A new school year meant new books, new classes, and new rules for some on Tuesday.
This is the first school year with a province-wide cell phone ban in classrooms the provincial government announced in the summer.
Mark Haarmann, the new Director of Education for Regina Public Schools, hoped it would be business as usual with the new blanket policy.
“I think our teachers are excited as well, to have students’ full attention and certainly, in many schools, have had rules in place for some period of time,” said Haarmann.
“Feels like this is going to go well, we’ll be monitoring, making an adjustments internally we need to, but the law is the law and I think our staff are generally pleased and certainly parents appear to be pleased as well.”

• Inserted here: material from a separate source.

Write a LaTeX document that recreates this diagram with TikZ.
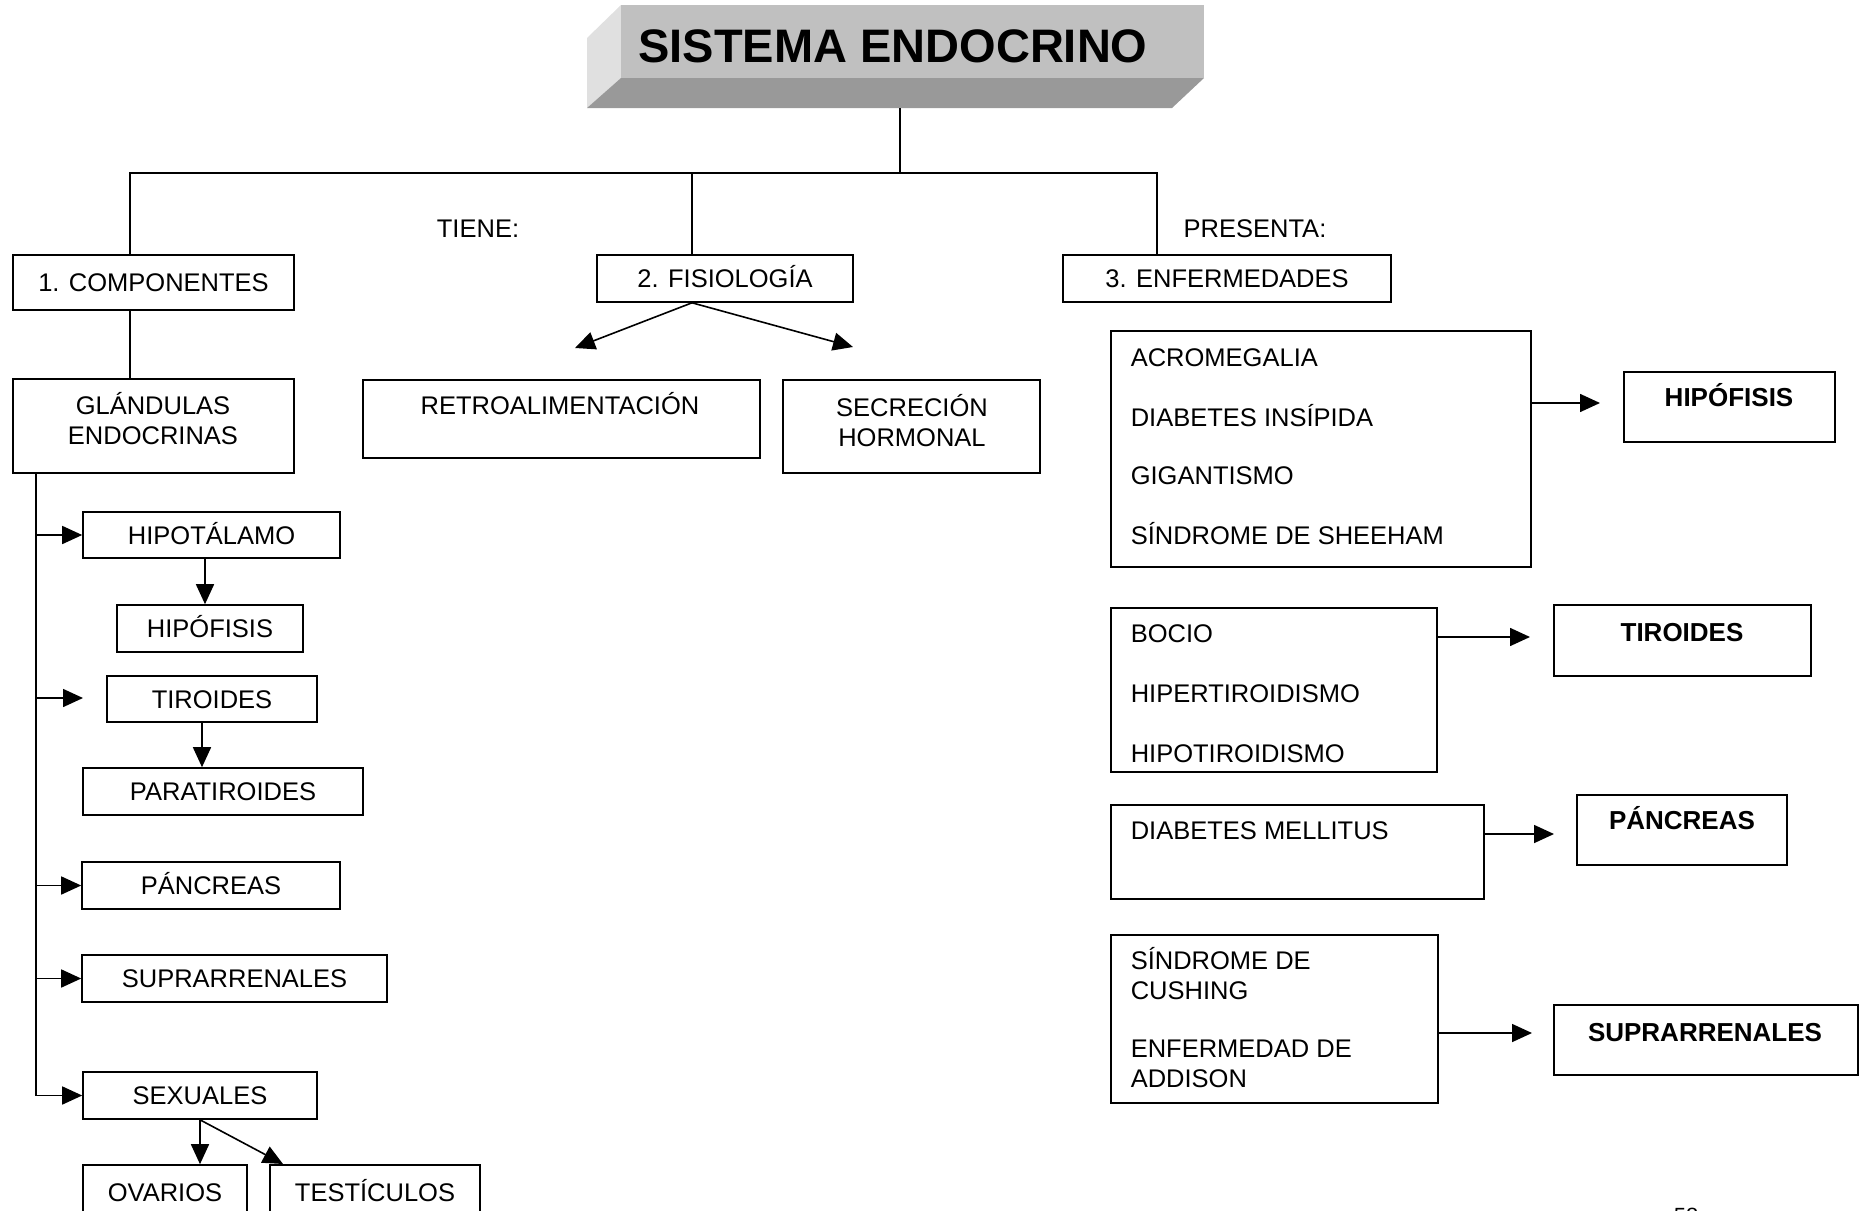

He said staff are ready to implement the new rule and students will adjust.
Sean Chase, Director of Education with Regina Catholic Schools, said most of their schools had a cell phone policy for classrooms already — though there was more alignment at the high school level between schools.
Speaking on The Evan Bray Show, he said often there would be cell phone pockets in a classroom with numbers on them for each of the students, and they student would deposit their phone as they arrived and then pick it back up at the end of class.

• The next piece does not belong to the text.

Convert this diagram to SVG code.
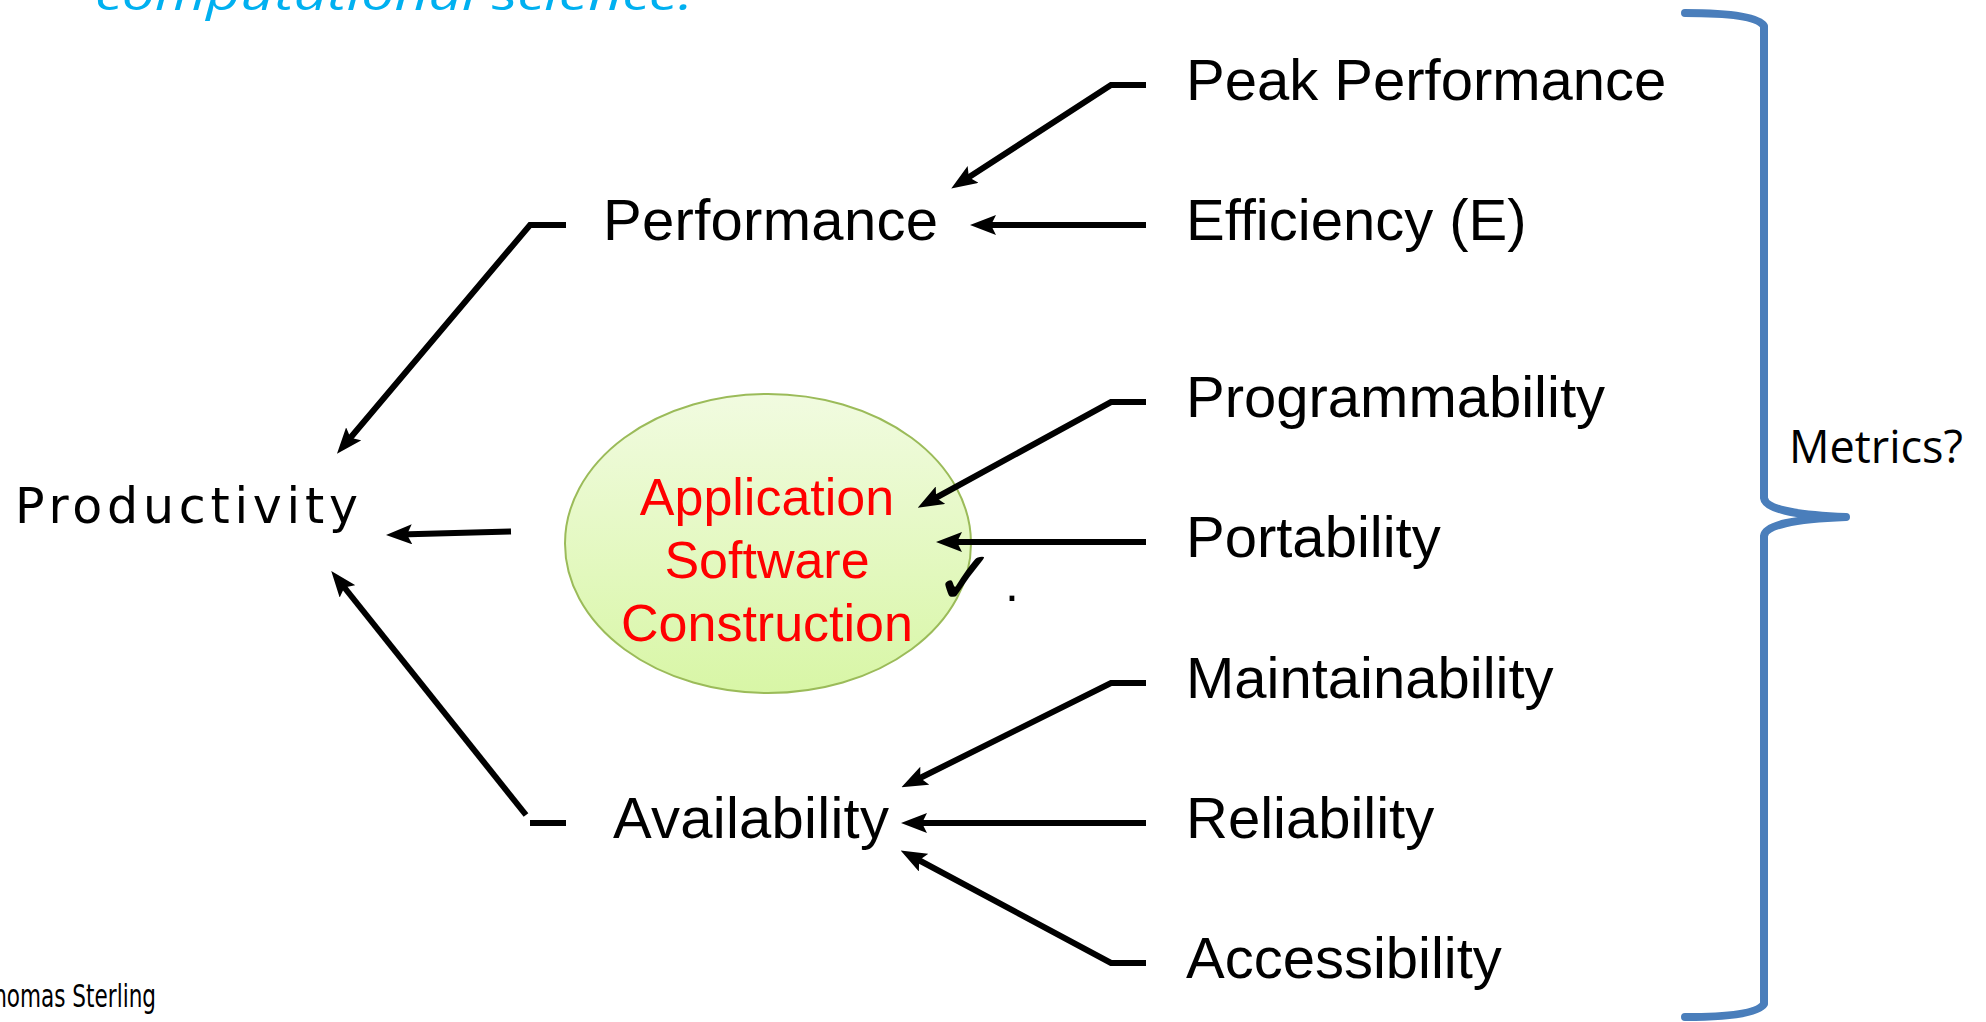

Chase said it was his experience that most of the problems with phones in schools was outside of classrooms.
“Whether it is used inappropriately in the hallways or towards private spaces like washrooms etc. like that in high schools, to perhaps out and about in recess/break scenarios like that, where students have a little bit more autonomy and a little bit more freedom and perhaps, in some instances, don’t necessarily make the best choices,” Chase said.
Some students may need a phone in class
Both directors of education had concerns about when phones could be used to improve or supplement learning in class.
Haarmann said technology can be a valuable classroom tool.
“Hopefully over the course of time we’ll be able to make some adjustments going forward,” he said.
Chase said there was a big meeting in the division last week to talk about how to navigate the new policies, and he said it might take a bit of time to get through how to manoeuvre it on a day-to-day basis.
He pointed out that for some students the phone can be a crucial learning tool, particularly those who are learning English as a second language and need their phone as a translation device.
“We’ll have to work our way through that a little bit to make sure there are accommodations made and understood with parents and the rest of the classroom, if a student needs that device to help them understand what is the learning lessons that are taking place,” said Chase.
He said teachers are seeing cell phones in the backpack of kids of any age at school, though he said it is rarer the younger they are. He said as of Grade 4 or 5, the vast majority of students have a cell phone or access to a family phone.
“We hear from parents the importance of it from a safety aspect, and certainly understand and respect that as the right of the parents or guardians in terms of looking after their kids,” said Chase.
He said the focus is, and has been for the last decade or so, how to make sure a cell phone is used for the proper purpose in the eyes of teachers during instructional hours.